● **Direction**
Reproduce nothing except the lines between the line with "What Apache ECharts" and the line with "var nameSystem = 'Obchody", both ends included, and please leave out pictures.

##### Source material

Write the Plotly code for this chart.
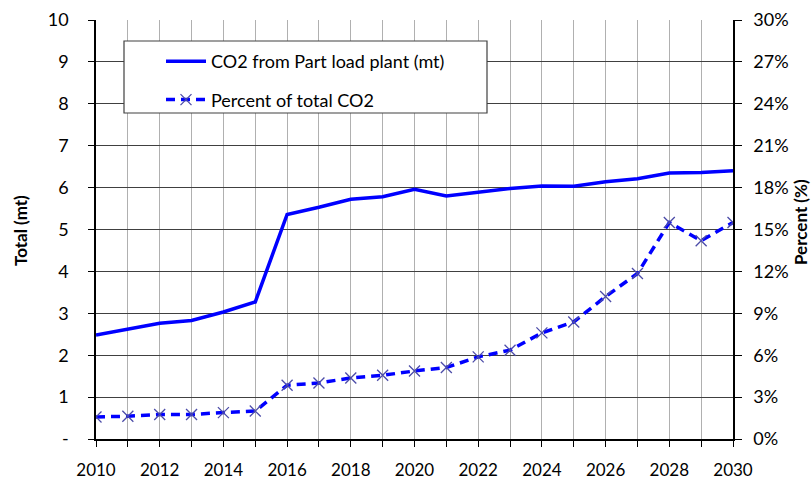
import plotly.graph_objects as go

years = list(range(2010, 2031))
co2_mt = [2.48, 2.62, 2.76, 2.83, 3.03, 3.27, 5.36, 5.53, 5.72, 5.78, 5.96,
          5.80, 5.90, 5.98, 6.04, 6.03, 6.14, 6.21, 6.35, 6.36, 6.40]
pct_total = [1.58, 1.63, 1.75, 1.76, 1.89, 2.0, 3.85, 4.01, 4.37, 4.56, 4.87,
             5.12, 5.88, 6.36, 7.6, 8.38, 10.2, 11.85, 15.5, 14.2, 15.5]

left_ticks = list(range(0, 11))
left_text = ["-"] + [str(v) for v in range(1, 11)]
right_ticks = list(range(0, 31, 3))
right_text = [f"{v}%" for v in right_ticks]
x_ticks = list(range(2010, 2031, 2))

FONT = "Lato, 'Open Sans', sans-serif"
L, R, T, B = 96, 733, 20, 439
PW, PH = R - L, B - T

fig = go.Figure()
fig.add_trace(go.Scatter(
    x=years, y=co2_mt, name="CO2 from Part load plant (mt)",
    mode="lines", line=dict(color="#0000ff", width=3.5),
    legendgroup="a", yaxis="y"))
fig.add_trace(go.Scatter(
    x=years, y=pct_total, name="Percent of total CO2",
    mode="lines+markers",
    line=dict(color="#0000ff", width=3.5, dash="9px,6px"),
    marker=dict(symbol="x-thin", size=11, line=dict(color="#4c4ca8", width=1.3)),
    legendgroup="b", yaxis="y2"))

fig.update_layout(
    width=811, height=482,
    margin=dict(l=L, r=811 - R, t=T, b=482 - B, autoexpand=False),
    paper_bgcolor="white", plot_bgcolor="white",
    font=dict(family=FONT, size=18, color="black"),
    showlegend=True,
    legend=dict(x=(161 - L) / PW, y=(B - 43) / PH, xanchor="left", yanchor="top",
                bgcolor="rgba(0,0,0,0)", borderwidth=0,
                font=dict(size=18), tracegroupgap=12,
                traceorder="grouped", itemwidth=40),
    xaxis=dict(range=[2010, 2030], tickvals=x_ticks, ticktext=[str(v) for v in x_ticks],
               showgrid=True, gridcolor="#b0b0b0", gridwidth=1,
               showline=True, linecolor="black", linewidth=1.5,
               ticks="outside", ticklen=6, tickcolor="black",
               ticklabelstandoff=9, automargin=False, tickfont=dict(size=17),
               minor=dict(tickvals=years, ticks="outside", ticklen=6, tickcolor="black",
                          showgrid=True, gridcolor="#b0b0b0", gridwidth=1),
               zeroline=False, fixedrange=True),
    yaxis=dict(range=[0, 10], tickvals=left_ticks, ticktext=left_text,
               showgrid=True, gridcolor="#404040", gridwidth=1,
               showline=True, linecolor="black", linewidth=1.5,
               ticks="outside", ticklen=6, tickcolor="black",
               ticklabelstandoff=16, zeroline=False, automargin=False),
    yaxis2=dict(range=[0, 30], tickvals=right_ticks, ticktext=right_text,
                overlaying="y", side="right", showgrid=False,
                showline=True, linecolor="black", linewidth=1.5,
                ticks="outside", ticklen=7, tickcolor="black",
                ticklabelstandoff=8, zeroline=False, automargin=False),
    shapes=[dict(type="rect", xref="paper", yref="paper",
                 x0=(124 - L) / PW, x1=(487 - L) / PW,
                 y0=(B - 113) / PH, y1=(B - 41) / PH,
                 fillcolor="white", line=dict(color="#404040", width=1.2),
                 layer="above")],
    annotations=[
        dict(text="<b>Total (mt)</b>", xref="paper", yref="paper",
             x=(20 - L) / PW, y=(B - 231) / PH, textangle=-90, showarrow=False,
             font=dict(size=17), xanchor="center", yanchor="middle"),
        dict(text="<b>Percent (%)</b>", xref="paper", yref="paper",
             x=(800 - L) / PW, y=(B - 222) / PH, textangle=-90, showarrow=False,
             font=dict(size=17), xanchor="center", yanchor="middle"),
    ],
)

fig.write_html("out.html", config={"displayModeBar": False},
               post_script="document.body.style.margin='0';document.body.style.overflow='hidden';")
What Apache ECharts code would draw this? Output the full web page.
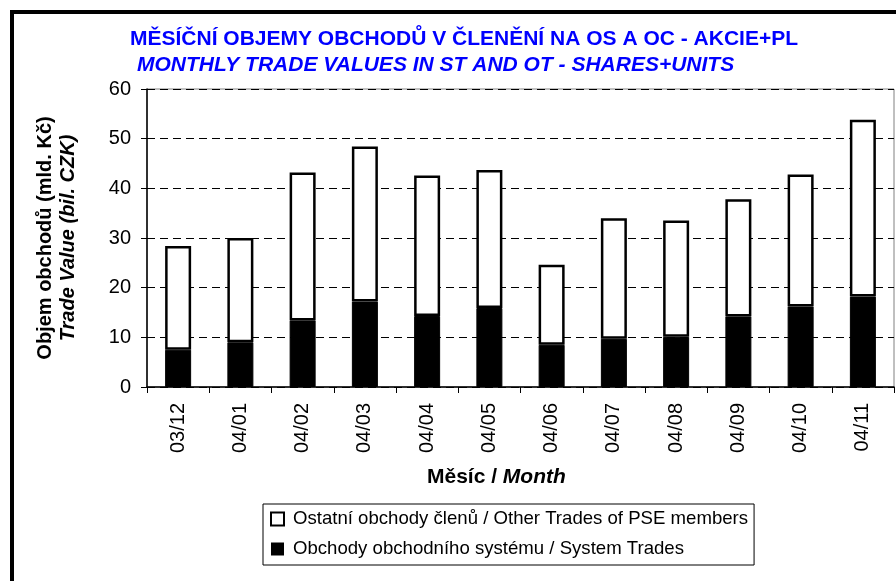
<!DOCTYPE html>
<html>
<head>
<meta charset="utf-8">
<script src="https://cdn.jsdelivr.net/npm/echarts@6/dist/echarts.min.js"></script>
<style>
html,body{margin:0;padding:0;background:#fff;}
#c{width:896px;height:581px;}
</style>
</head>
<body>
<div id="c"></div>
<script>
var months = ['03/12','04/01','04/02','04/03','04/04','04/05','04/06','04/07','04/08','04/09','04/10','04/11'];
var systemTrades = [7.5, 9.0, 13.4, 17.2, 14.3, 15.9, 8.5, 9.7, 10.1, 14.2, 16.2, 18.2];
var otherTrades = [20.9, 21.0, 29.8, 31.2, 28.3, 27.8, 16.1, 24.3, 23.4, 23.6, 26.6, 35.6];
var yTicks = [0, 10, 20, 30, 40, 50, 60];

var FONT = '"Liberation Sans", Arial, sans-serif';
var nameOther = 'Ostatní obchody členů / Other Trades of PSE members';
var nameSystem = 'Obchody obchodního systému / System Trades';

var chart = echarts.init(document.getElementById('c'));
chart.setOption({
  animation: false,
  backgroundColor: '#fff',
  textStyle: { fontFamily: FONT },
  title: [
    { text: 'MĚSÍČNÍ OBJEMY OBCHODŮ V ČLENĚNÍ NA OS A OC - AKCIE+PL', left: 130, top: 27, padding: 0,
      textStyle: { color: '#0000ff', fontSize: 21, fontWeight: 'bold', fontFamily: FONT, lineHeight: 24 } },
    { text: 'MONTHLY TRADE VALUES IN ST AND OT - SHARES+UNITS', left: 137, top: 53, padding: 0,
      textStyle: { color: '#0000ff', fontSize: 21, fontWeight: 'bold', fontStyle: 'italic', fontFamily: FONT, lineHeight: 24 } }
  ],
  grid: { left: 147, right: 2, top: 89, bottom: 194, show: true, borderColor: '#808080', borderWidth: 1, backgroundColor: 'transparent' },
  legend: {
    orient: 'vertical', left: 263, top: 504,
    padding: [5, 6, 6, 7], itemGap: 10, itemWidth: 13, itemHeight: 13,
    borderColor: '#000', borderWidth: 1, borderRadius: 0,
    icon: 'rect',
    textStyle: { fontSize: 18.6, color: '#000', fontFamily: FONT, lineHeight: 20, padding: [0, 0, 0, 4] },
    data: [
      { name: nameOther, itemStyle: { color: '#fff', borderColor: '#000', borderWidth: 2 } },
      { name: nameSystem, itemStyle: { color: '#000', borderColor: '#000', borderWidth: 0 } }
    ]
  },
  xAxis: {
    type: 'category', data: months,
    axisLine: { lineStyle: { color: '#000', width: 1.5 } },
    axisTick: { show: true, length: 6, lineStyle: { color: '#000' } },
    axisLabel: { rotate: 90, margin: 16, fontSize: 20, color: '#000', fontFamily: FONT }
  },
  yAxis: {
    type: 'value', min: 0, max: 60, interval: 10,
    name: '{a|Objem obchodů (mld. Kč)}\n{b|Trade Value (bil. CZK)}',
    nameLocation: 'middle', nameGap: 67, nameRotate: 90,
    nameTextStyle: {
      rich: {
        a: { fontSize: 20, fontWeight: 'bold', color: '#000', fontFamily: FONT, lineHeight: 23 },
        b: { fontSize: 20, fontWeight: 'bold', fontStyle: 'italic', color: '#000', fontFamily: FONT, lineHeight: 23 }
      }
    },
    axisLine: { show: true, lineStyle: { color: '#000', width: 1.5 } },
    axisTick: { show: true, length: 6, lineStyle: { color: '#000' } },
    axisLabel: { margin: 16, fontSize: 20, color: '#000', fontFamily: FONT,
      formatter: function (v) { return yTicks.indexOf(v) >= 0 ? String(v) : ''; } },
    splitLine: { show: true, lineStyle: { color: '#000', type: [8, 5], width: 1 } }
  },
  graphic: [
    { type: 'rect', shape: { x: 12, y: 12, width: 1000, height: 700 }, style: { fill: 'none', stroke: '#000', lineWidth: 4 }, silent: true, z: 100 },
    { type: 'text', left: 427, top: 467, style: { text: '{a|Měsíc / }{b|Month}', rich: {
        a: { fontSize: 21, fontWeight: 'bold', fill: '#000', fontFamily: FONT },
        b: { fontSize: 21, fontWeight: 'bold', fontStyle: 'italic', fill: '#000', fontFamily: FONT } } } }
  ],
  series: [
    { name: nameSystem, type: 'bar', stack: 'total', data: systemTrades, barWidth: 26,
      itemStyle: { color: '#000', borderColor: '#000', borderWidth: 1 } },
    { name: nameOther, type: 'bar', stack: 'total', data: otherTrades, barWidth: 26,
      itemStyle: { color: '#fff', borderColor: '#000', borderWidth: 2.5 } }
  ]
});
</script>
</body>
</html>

##########

● **Correct output**
What Apache ECharts code would draw this? Output the full web page.
<!DOCTYPE html>
<html>
<head>
<meta charset="utf-8">
<script src="https://cdn.jsdelivr.net/npm/echarts@6/dist/echarts.min.js"></script>
<style>
html,body{margin:0;padding:0;background:#fff;}
#c{width:896px;height:581px;}
</style>
</head>
<body>
<div id="c"></div>
<script>
var months = ['03/12','04/01','04/02','04/03','04/04','04/05','04/06','04/07','04/08','04/09','04/10','04/11'];
var systemTrades = [7.5, 9.0, 13.4, 17.2, 14.3, 15.9, 8.5, 9.7, 10.1, 14.2, 16.2, 18.2];
var otherTrades = [20.9, 21.0, 29.8, 31.2, 28.3, 27.8, 16.1, 24.3, 23.4, 23.6, 26.6, 35.6];
var yTicks = [0, 10, 20, 30, 40, 50, 60];

var FONT = '"Liberation Sans", Arial, sans-serif';
var nameOther = 'Ostatní obchody členů / Other Trades of PSE members';
var nameSystem = 'Obchody obchodního systému / System Trades';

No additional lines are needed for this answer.